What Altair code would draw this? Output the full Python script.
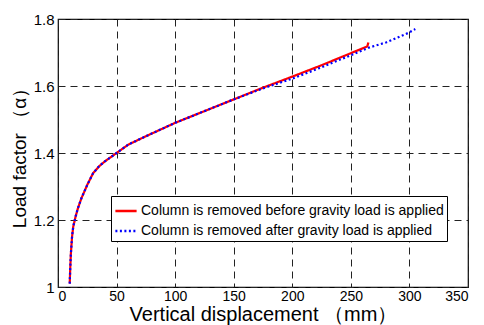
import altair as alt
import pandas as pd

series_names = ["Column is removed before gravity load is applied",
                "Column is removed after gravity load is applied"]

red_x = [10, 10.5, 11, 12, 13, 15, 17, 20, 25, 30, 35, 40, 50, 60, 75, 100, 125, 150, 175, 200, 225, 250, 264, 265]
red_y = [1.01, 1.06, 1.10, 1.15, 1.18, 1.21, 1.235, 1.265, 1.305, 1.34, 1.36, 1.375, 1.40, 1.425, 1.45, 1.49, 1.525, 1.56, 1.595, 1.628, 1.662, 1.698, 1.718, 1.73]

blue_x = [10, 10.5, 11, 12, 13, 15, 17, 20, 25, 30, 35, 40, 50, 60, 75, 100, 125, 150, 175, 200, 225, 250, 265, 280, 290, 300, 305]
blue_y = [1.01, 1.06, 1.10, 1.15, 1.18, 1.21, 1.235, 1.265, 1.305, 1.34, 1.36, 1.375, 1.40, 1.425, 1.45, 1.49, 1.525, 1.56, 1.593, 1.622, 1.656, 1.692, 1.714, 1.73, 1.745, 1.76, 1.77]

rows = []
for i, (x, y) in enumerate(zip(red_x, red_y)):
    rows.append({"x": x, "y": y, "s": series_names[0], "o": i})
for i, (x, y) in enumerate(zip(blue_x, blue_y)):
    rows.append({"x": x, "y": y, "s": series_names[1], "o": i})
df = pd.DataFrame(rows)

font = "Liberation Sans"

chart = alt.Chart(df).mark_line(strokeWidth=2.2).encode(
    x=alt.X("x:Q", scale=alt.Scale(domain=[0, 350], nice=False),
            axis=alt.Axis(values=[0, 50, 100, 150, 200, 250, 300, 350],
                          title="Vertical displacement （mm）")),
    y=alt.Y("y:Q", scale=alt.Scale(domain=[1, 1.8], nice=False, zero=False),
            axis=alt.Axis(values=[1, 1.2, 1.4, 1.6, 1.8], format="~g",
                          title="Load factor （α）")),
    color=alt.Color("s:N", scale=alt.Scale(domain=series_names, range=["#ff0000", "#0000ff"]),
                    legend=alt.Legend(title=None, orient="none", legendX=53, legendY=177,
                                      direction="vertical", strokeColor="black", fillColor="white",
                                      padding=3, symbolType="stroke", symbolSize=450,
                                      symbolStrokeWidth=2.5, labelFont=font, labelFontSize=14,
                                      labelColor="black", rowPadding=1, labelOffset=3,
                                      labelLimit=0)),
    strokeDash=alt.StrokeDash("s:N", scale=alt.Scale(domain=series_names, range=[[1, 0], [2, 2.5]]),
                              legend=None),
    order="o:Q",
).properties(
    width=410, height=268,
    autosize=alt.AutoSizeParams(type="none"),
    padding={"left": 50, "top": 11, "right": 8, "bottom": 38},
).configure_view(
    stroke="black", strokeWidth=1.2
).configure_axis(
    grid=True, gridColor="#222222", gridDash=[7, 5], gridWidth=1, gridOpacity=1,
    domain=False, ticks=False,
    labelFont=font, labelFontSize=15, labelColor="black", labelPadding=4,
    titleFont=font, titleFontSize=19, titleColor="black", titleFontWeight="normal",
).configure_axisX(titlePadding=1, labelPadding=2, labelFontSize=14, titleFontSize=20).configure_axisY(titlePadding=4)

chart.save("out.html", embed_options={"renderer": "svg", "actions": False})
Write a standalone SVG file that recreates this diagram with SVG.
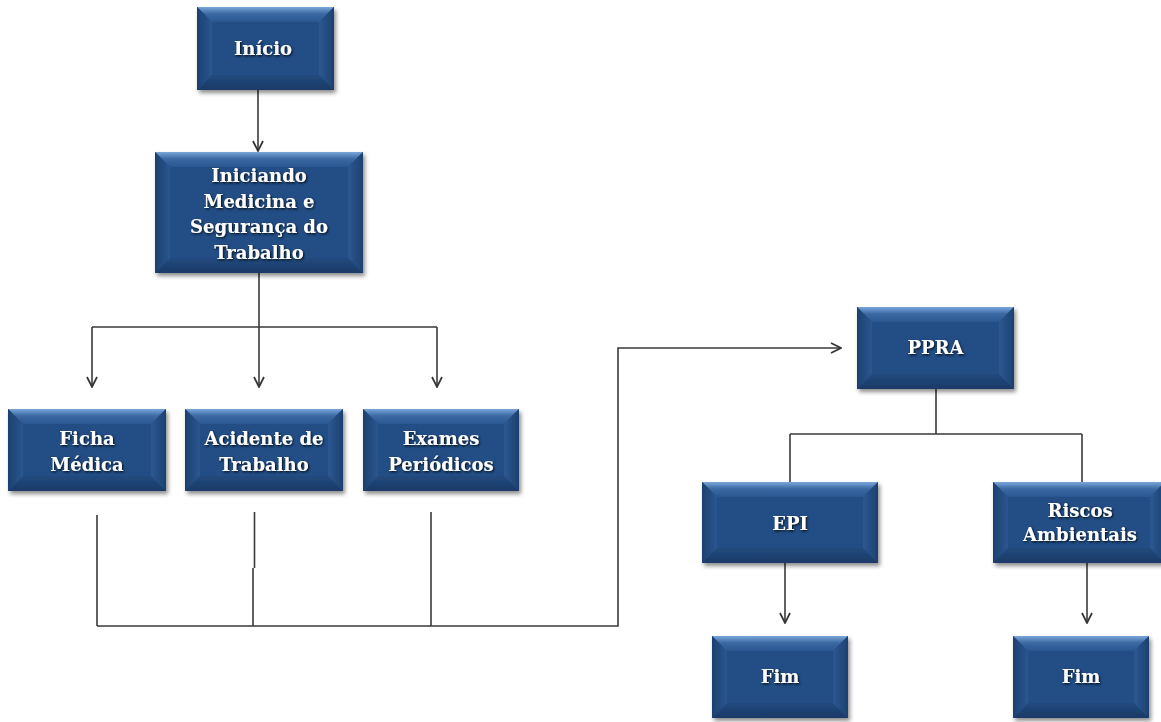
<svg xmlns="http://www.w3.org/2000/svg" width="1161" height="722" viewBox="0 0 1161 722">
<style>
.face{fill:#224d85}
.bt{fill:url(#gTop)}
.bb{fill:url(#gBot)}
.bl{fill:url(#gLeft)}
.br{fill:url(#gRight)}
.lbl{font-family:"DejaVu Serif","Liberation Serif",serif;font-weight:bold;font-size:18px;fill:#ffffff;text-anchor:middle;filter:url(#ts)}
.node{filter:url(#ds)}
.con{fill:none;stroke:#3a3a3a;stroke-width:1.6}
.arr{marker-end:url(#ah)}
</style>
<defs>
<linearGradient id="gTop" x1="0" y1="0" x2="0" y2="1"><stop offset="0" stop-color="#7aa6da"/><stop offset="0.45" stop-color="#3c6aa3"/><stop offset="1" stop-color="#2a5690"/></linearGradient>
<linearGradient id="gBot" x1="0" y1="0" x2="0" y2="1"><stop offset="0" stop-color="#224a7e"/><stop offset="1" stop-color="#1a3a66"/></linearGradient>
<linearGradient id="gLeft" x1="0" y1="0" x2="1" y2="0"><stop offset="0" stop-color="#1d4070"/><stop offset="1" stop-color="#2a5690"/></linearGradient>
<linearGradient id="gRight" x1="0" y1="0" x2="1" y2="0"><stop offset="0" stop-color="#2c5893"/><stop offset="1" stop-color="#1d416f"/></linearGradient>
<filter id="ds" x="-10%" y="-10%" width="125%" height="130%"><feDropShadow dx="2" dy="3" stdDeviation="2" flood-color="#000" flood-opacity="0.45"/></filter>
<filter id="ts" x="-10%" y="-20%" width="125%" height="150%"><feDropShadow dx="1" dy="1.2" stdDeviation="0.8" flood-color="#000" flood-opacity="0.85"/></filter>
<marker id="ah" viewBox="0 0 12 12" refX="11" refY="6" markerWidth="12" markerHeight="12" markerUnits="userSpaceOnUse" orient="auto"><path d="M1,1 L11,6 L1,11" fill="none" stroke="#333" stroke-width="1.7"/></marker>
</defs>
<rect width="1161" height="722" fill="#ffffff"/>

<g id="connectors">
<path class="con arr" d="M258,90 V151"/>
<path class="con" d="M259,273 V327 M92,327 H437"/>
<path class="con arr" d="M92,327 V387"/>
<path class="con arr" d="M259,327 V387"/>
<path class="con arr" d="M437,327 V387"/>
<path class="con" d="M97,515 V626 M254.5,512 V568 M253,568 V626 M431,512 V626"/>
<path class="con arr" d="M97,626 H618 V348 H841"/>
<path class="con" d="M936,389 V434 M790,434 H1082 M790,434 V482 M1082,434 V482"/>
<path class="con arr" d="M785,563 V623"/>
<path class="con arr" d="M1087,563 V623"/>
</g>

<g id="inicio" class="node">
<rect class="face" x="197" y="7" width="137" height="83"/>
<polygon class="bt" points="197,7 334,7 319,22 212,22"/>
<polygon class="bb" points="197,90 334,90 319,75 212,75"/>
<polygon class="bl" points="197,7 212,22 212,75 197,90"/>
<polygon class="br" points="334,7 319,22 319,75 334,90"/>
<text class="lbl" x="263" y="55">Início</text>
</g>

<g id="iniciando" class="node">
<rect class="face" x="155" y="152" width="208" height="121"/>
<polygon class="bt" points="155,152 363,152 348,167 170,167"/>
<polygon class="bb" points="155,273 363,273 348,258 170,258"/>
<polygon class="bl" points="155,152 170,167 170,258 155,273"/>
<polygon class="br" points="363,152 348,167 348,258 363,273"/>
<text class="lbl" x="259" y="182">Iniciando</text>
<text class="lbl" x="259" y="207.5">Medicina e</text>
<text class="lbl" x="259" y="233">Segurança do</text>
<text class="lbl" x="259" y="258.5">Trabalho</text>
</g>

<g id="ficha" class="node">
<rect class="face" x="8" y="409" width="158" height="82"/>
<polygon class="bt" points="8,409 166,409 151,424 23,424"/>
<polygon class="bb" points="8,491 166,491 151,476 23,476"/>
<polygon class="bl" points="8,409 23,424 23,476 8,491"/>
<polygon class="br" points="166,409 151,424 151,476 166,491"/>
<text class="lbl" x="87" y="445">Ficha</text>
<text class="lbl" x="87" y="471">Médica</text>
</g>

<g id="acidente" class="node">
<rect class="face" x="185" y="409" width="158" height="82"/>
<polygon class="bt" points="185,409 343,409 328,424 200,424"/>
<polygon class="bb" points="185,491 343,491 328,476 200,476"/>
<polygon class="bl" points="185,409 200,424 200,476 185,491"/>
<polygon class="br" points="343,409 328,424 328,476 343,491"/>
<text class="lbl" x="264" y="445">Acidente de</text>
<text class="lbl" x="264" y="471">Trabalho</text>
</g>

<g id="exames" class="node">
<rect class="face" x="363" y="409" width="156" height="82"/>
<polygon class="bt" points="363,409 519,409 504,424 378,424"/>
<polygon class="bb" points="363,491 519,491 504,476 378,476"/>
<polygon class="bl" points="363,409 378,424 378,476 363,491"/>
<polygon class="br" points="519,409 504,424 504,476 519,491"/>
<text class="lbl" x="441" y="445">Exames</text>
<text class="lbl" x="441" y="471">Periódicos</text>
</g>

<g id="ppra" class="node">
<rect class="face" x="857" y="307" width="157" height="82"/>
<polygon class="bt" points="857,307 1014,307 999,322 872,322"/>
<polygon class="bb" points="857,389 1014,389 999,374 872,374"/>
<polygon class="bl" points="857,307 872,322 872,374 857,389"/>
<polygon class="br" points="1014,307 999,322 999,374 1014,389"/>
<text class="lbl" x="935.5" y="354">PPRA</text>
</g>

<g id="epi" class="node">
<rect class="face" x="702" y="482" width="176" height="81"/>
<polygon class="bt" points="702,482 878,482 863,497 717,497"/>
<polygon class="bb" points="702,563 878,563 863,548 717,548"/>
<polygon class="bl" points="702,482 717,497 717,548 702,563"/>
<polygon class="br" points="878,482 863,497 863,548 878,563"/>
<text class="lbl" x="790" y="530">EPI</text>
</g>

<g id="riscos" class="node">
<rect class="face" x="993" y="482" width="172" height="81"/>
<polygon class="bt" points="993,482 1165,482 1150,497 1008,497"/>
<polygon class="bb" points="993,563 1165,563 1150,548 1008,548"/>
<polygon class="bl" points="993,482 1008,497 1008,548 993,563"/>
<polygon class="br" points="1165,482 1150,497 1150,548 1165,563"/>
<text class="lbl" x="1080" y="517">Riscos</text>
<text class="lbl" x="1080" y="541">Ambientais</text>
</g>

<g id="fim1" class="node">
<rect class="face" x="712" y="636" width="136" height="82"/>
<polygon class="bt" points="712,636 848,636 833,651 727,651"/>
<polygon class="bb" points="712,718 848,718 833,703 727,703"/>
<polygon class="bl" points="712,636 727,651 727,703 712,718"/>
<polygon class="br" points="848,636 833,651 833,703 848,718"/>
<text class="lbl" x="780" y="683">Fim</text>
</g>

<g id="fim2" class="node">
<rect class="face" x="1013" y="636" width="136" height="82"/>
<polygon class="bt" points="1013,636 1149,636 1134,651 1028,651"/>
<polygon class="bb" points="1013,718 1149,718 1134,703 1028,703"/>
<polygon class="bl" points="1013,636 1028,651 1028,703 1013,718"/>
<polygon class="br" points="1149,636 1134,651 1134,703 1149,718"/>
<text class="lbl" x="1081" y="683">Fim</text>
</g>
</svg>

**Do this**:
The required output is the exact run of lines from the start of the records through the line containing "is removed after", both ends included, with no pictures.

**Answer to this task**:
What Altair code would draw this? Output the full Python script.
import altair as alt
import pandas as pd

series_names = ["Column is removed before gravity load is applied",
                "Column is removed after gravity load is applied"]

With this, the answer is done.